Tolkien wrote that although he had been fantasizing about Middle-Earth for as long as he could remember, he had no notion of having invented any element in it: when he wrote he felt as if he was being told what to write. Though a strict pro-establishment Catholic, and not an anti-establishment Dissenter like Blake, Tolkien also turned belief into mythology. I’ll argue, then, that individuals with a strong sense of belief are more prone to accepting the existence of other universes, which rational Enlightenment denied. This may sound like something borrowed from Carl Jung but I truly think that adamantly denying other possible universes is… irrational. I’m not myself a believer in God the patriarch but I do suspect that we live in just one of many possible multiverses, a view many scientists support today in view of what quantum physics is teaching us. We make enormous efforts to convince ourselves of the coherence of our world-view but perhaps individuals like Blake–and the many others after him that tap directly into their imaginations to create the parallel universes we enjoy in fiction–are simply quite at ease with the idea of this numinous elsewhere. We fear monsters as children and are taught to suppress that fear as adults but I always say that seeing an angel would be far scarier than seeing a monster, particularly if you’re not a believer. This is why we need to convince ourselves that Blake was a lunatic, though one whose art is wonderful.
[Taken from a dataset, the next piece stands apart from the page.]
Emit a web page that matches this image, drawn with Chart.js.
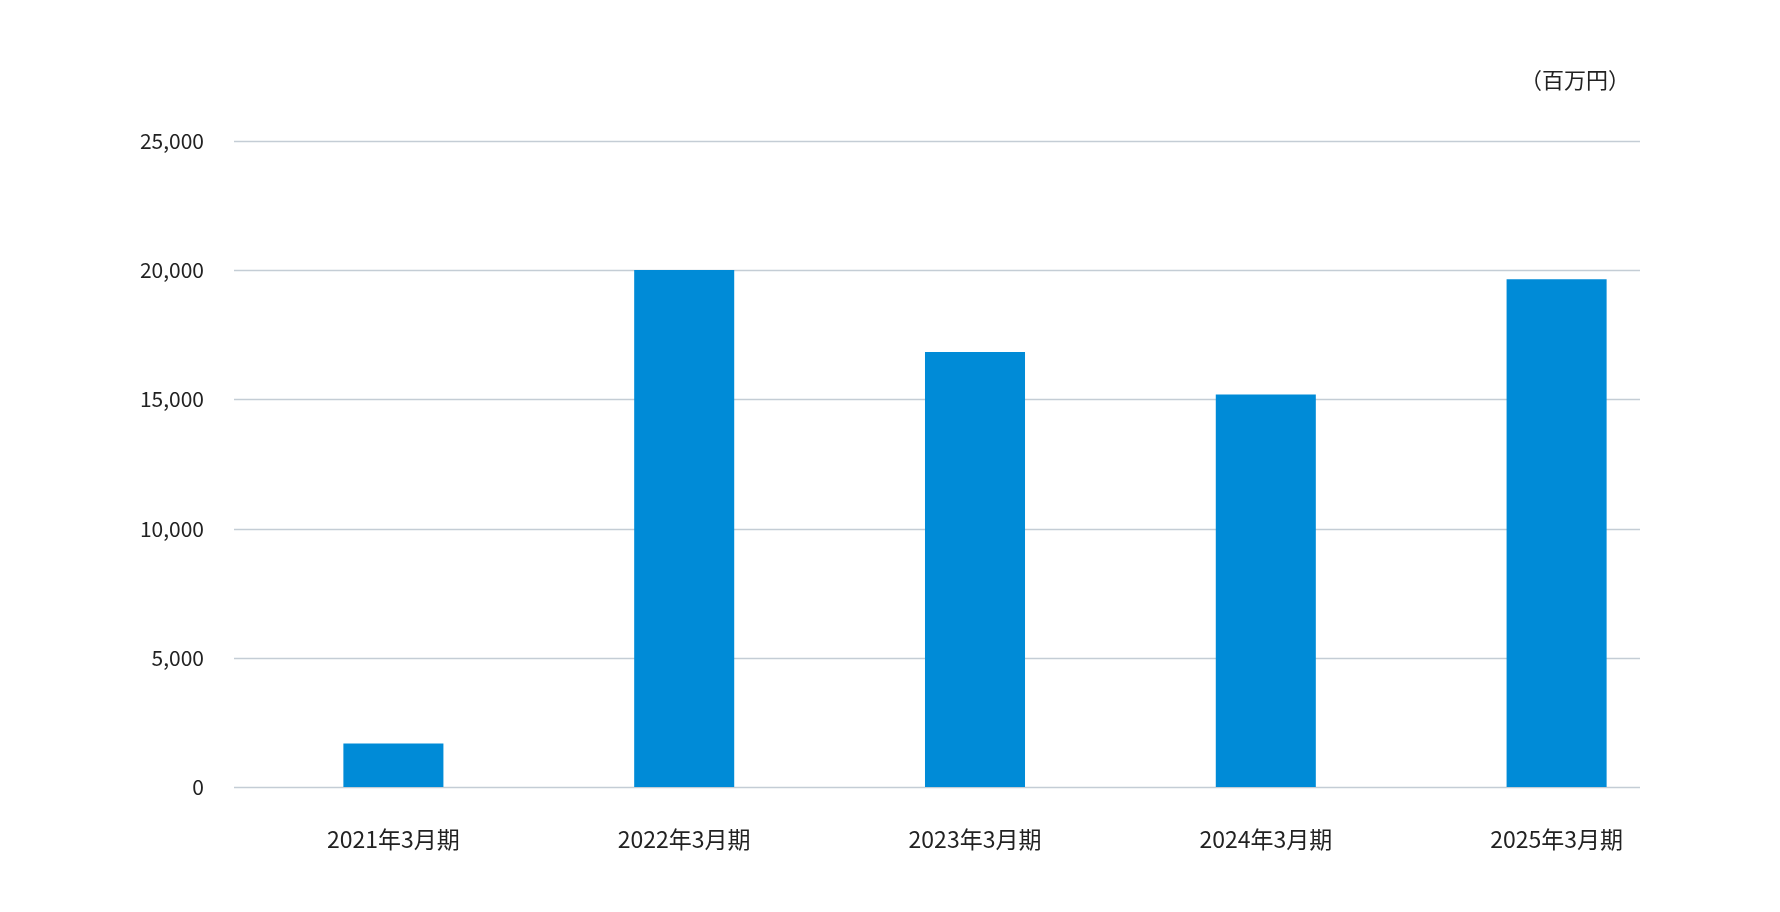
<!DOCTYPE html>
<html><head><meta charset="utf-8">
<script src="https://cdn.jsdelivr.net/npm/chart.js@4/dist/chart.umd.min.js"></script>
<style>html,body{margin:0;padding:0;background:#fff;}#wrap{width:1780px;height:912px;position:relative;}</style>
</head><body><div id="wrap"><canvas id="c" width="1780" height="912"></canvas></div>
<script>
const categories = ["2021年3月期","2022年3月期","2023年3月期","2024年3月期","2025年3月期"];
const values = [1680, 20010, 16830, 15190, 19650];
const yTicks = [0, 5000, 10000, 15000, 20000, 25000];
const unitLabel = "（百万円）";
const FONT = "'Noto Sans CJK JP','Noto Sans',sans-serif";

const gridPlugin = {
  id: 'grid',
  beforeDatasetsDraw(chart) {
    const ctx = chart.ctx, y = chart.scales.y;
    ctx.save();
    ctx.strokeStyle = '#c4cdd5'; ctx.lineWidth = 1.5;
    yTicks.forEach(v => {
      const py = Math.round(y.getPixelForValue(v)) + 0.5;
      ctx.beginPath(); ctx.moveTo(234, py); ctx.lineTo(1640, py); ctx.stroke();
    });
    ctx.fillStyle = '#222'; ctx.font = "22px " + FONT;
    ctx.textAlign = 'right'; ctx.textBaseline = 'middle';
    ctx.fillText(unitLabel, 1630, 80);
    ctx.restore();
  }
};

new Chart(document.getElementById('c'), {
  type: 'bar',
  data: { labels: categories, datasets: [{ data: values, backgroundColor: '#008bd7', barPercentage: 0.344, categoryPercentage: 1 }] },
  options: {
    responsive: false, animation: false,
    layout: { padding: { top: 141, right: 78, left: 0, bottom: 0 } },
    plugins: { legend: { display: false }, tooltip: { enabled: false } },
    scales: {
      x: {
        grid: { display: false }, border: { display: false },
        ticks: { color: '#222', font: { family: FONT, size: 23 }, padding: 30 },
        afterFit(s) { s.height = 125; }
      },
      y: {
        min: 0, max: 25000,
        grid: { display: false }, border: { display: false },
        afterBuildTicks(s) { s.ticks = yTicks.map(v => ({ value: v })); },
        ticks: { color: '#222', font: { family: FONT, size: 21 }, padding: 36,
          callback: v => v.toLocaleString('en-US') },
        afterFit(s) { s.width = 248; }
      }
    }
  },
  plugins: [gridPlugin]
});
</script></body></html>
Teaching the basics of any artist’s work is, then, reducing a person to trite, manageable slogans. Once a madman, later Pictor Ignotus, then a Victorian favourite and currently both canon and legend, William Blake reminds us that we cannot condense any living person, and much less an artist, into a matter for two lectures, a Wikipedia entry, a documentary, or a biography–no matter how enthusiastic. Yet, this is how we learn and teach: hurriedly, in little pills, and trusting that one day students will have more time to take pleasure in names like Blake rather than just take credits for a course.